If asbestos needs to be removed then outside contractors should be brought in. Hospitals have their own staff, but they would not be qualified to do this. Stripping asbestos needs to be done by a professional firm.
One of the issues in hospitals is that there are a lot of buildings that have to be kept an eye on.
We need to make sure the Estates Departments are vigilant and aware of where it is.
Do you think it is still possible for people to be exposed to asbestos in hospitals today and who might be exposed? (Workers, staff, patients, visitors)
I think it's highly unlikely patients or visitors would be exposed to asbestos. It is possible workers could be though if they are doing a task and don't know it’s asbestos or they go in to an area where they don't know asbestos is present. There is also a risk as more old buildings are demolished.
I am aware, that up to about 10 years ago there were records kept by some hospitals in the cellars, which staff would regularly go down and collect.

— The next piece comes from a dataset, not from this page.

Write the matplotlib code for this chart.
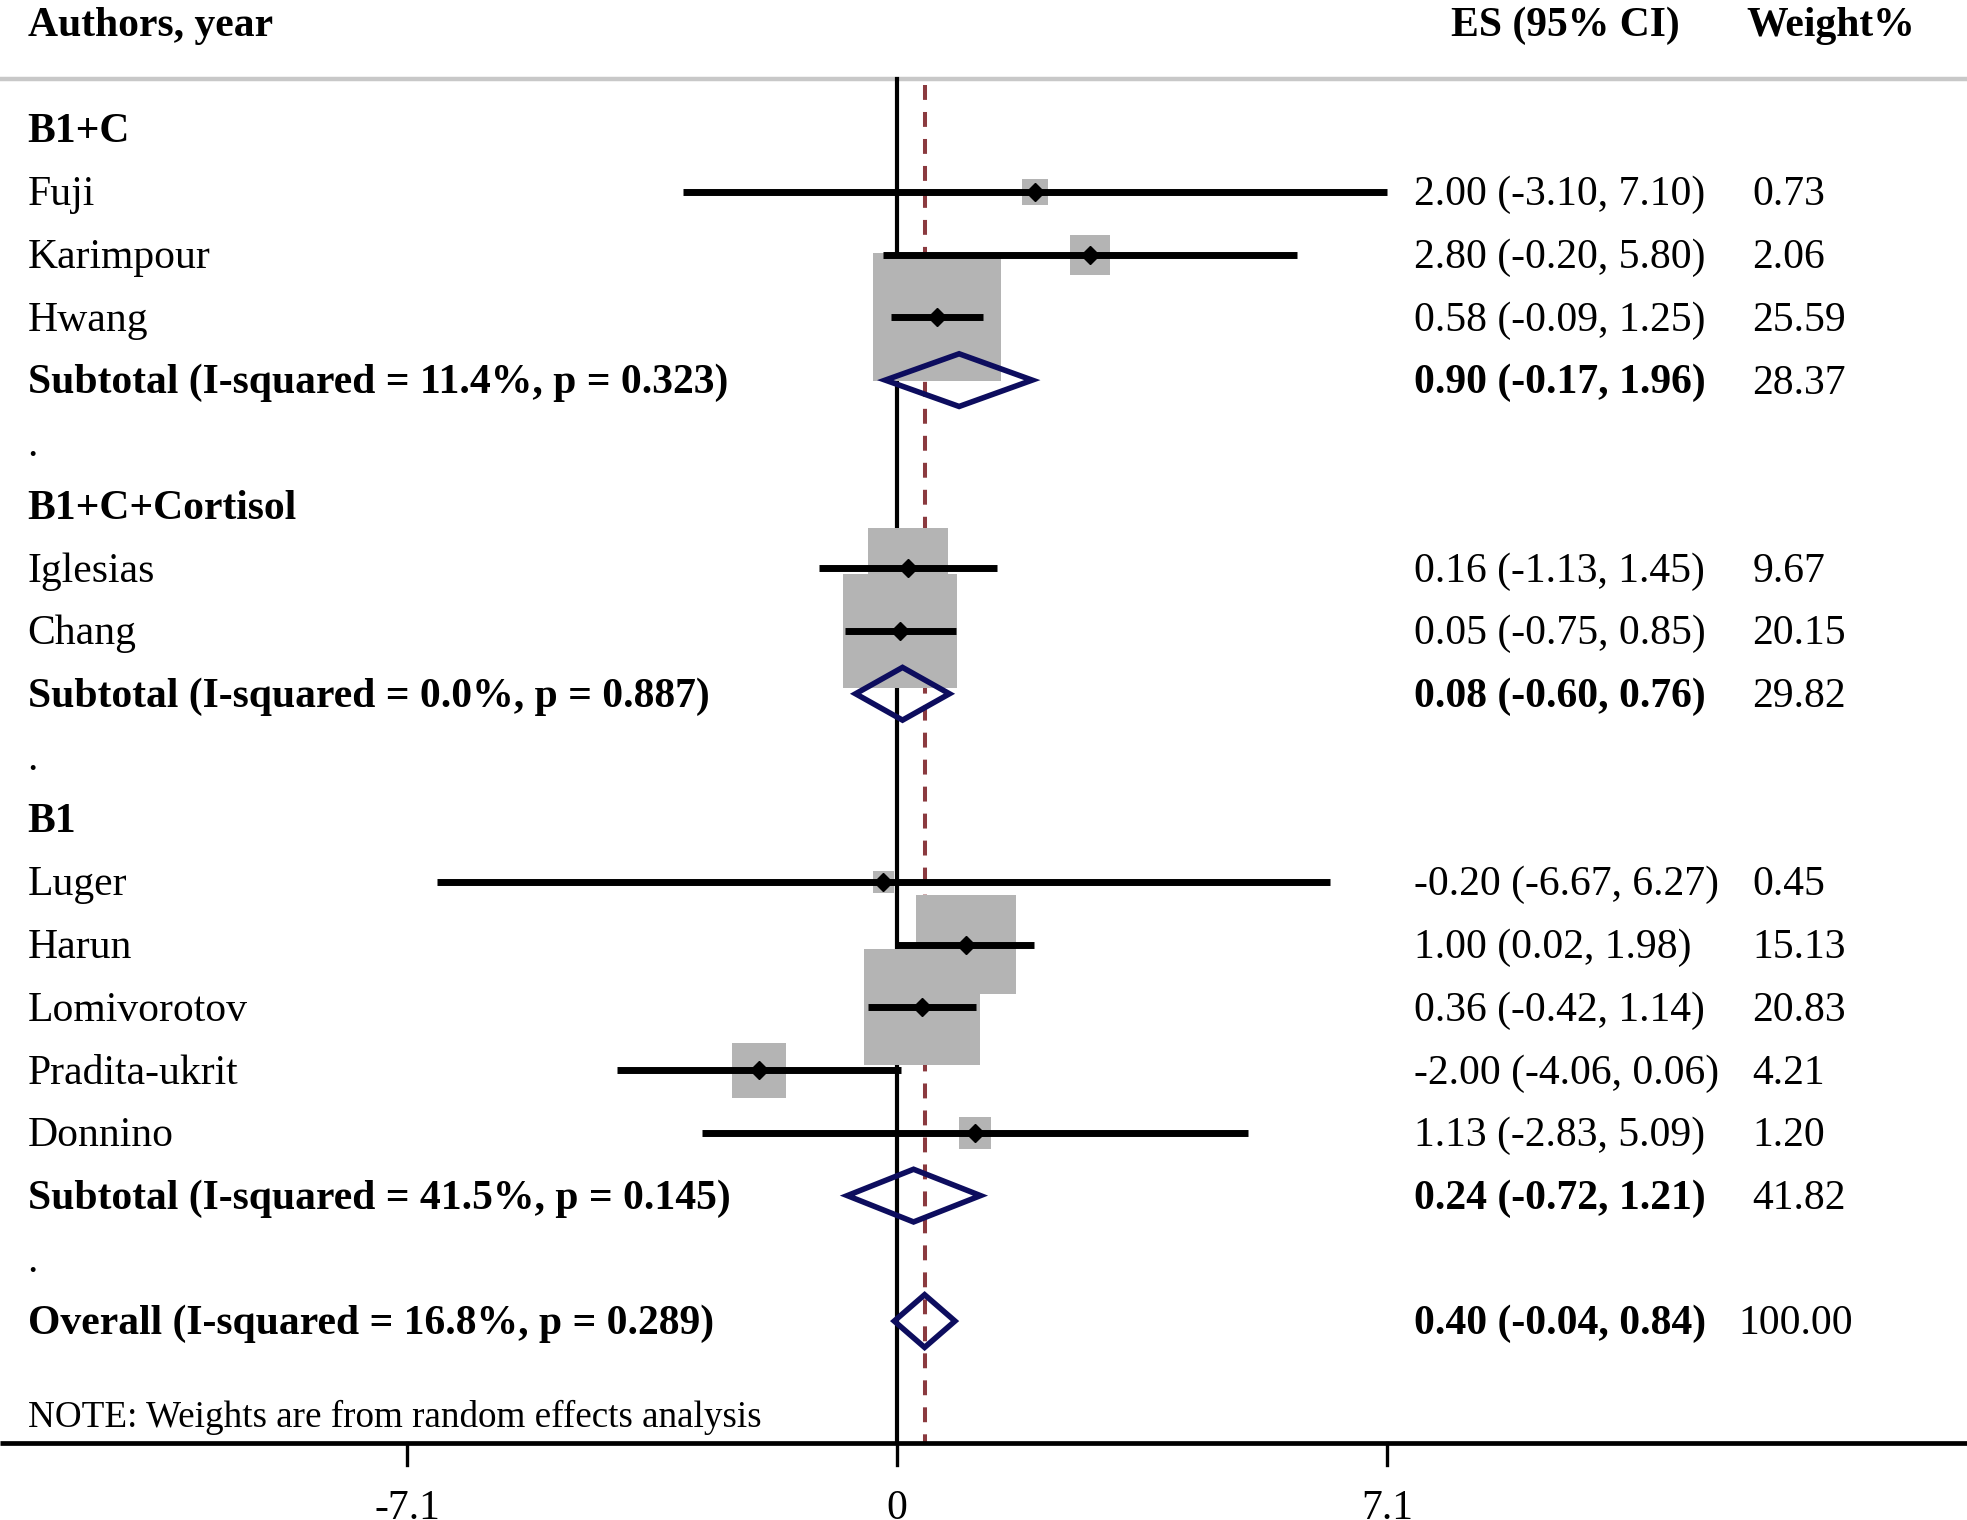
import matplotlib
matplotlib.use("Agg")
import matplotlib.pyplot as plt
from matplotlib.patches import Rectangle, Polygon
import numpy as np

# ---------------- data ----------------
group_names = ["B1+C", "B1+C+Cortisol", "B1"]
study_names = ["Fuji", "Karimpour", "Hwang", "Iglesias", "Chang",
               "Luger", "Harun", "Lomivorotov", "Pradita-ukrit", "Donnino"]
study_group = [0, 0, 0, 1, 1, 2, 2, 2, 2, 2]
study_es = [2.00, 2.80, 0.58, 0.16, 0.05, -0.20, 1.00, 0.36, -2.00, 1.13]
study_lo = [-3.10, -0.20, -0.09, -1.13, -0.75, -6.67, 0.02, -0.42, -4.06, -2.83]
study_hi = [7.10, 5.80, 1.25, 1.45, 0.85, 6.27, 1.98, 1.14, 0.06, 5.09]
study_w = [0.73, 2.06, 25.59, 9.67, 20.15, 0.45, 15.13, 20.83, 4.21, 1.20]

sub_labels = ["Subtotal (I-squared = 11.4%, p = 0.323)",
              "Subtotal (I-squared = 0.0%, p = 0.887)",
              "Subtotal (I-squared = 41.5%, p = 0.145)"]
sub_es = [0.90, 0.08, 0.24]
sub_lo = [-0.17, -0.60, -0.72]
sub_hi = [1.96, 0.76, 1.21]
sub_w = [28.37, 29.82, 41.82]

overall_label = "Overall (I-squared = 16.8%, p = 0.289)"
overall_es = 0.40
overall_lo = -0.04
overall_hi = 0.84
overall_w = 100.00

tick_vals = [-7.1, 0, 7.1]
tick_labels = ["-7.1", "0", "7.1"]
note = "NOTE: Weights are from random effects analysis"

# ---------------- layout ----------------
W, H = 1967, 1520
fig = plt.figure(figsize=(W / 100, H / 100), dpi=100)
ax = fig.add_axes([0, 0, 1, 1])
ax.axis("off")

px_per_unit = 69.0          # pixels per effect-size unit
x0_px = 897.0               # pixel position of zero
row0_px = 129.2             # pixel position of first row
row_px = 62.73              # pixels per row
ax.set_xlim(-x0_px / px_per_unit, (W - x0_px) / px_per_unit)
ax.set_ylim((H - row0_px) / row_px, -row0_px / row_px)

FONT = "Liberation Serif"
FS = 30
DY = 0.05
x_label = (27.6 - x0_px) / px_per_unit
x_es = (1413.8 - x0_px) / px_per_unit
x_w = (1752.5 - x0_px) / px_per_unit

box_col = "#b4b4b4"
dia_col = "#0d0d5e"
ref_col = "#8b3a3f"

def txt(x, y, s, bold=False, ha="left", fs=FS):
    ax.text(x, y + DY, s, fontsize=fs, family=FONT, ha=ha, va="center",
            fontweight="bold" if bold else "normal", color="black")

def fmt_ci(e, l, h):
    return f"{e:.2f} ({l:.2f}, {h:.2f})"

def diamond(e, l, h, y):
    hh = 0.42
    poly = Polygon([[l, y], [e, y - hh], [h, y], [e, y + hh]], closed=True,
                   fill=False, edgecolor=dia_col, linewidth=4.0, joinstyle="miter",
                   zorder=5)
    ax.add_patch(poly)

# header
y_header = -1.7
txt(x_label, y_header, "Authors, year", bold=True)
txt((1451 - x0_px) / px_per_unit, y_header, "ES (95% CI)", bold=True)
txt((1746 - x0_px) / px_per_unit, y_header, "Weight%", bold=True)

# rows
row = 0
for g, gname in enumerate(group_names):
    txt(x_label, row, gname, bold=True)
    row += 1
    for i, grp in enumerate(study_group):
        if grp != g:
            continue
        side_px = 24.3 * np.sqrt(study_w[i]) + 5
        bw = side_px / px_per_unit
        bh = side_px / row_px
        ax.add_patch(Rectangle((study_es[i] - bw / 2, row - bh / 2), bw, bh,
                               facecolor=box_col, edgecolor="none", zorder=2))
        ax.plot([study_lo[i], study_hi[i]], [row, row], color="black",
                linewidth=5.0, solid_capstyle="butt", zorder=3)
        ax.plot([study_es[i]], [row], marker="D", markersize=9.5,
                color="black", zorder=4)
        txt(x_label, row, study_names[i])
        txt(x_es, row, fmt_ci(study_es[i], study_lo[i], study_hi[i]))
        txt(x_w, row, f"{study_w[i]:.2f}")
        row += 1
    diamond(sub_es[g], sub_lo[g], sub_hi[g], row)
    txt(x_label, row, sub_labels[g], bold=True)
    txt(x_es, row, fmt_ci(sub_es[g], sub_lo[g], sub_hi[g]), bold=True)
    txt(x_w, row, f"{sub_w[g]:.2f}")
    row += 1
    txt(x_label, row, ".")
    row += 1
diamond(overall_es, overall_lo, overall_hi, row)
txt(x_label, row, overall_label, bold=True)
txt(x_es, row, fmt_ci(overall_es, overall_lo, overall_hi), bold=True)
txt((1738 - x0_px) / px_per_unit, row, f"{overall_w:.2f}")

y_note = 20.48
txt(x_label, y_note, note, fs=26.7)

# lines
y_top = -0.8
y_axis = 20.94
xmin, xmax = ax.get_xlim()
ax.plot([xmin, xmax], [y_top, y_top], color="#c8c8c8", linewidth=3.2, zorder=1)
ax.plot([0, 0], [y_top, y_axis], color="black", linewidth=3.0, zorder=1)
ax.plot([overall_es, overall_es], [y_top + 0.1, y_axis], color=ref_col,
        linewidth=2.9, dashes=(3.7, 3.0), zorder=1)
ax.plot([xmin, xmax], [y_axis, y_axis], color="black", linewidth=3.4, zorder=6,
        solid_capstyle="butt")
for tv, tl in zip(tick_vals, tick_labels):
    ax.plot([tv, tv], [y_axis, y_axis + 0.36], color="black", linewidth=2.4)
    txt(tv, 21.94, tl, ha="center")

fig.savefig("out.png", dpi=100)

The records were near asbestos lagged pipes. The records picked up dust from being down there over a number of years which those staff would be exposed to. These areas are now sealed off and you can't get access to those old records any more. You have to manage without them. It is highly unlikely that there was anything particularly relevant in them anyway because of their age. There are usually electronic records for most patients now.
Your experience is from North Manchester General Hospital but do you think it's the same across the country? Do you think pressures on NHS budgets is preventing it from being removed?
I'd expect all hospitals to have a register. Gradually society has become more aware about asbestosis. The HSE has issued guidance at different times, including guidance in the 1970s about certain levels of exposure that they thought was acceptable but now no exposure is acceptable. The NHS will be guided by the HSE.
I don't know if budgets would affect this. My experience is that when I reported asbestos to be in poor condition, it was fixed.
The pressure is more likely to be to do with having enough staff to be able to keep an eye on it and make sure that it's maintained in a good condition.
Do you think asbestos is a problem limited to the NHS or is it across the public sector?
Asbestos is a problem across the whole public sector. It is a problem in all public buildings that were built in a certain age where asbestos is present.
What do you think should be done about asbestos in buildings?
We need to educate people, but not scare them about asbestos.
If it’s in good condition, leave it in place but monitor it. If it is in poor condition, it needs to be removed.
I'm not sure that putting it in a tip and burying it underground is the solution. It doesn't get rid of the problem. We have to know where the asbestos has been put. We need a better corporate and community memory and for asbestos removal firms to know where it is. It then needs to then be left there, rather than the land being used, for example being built on with the land ending up being dug up again, disturbing the asbestos which has been buried underneath.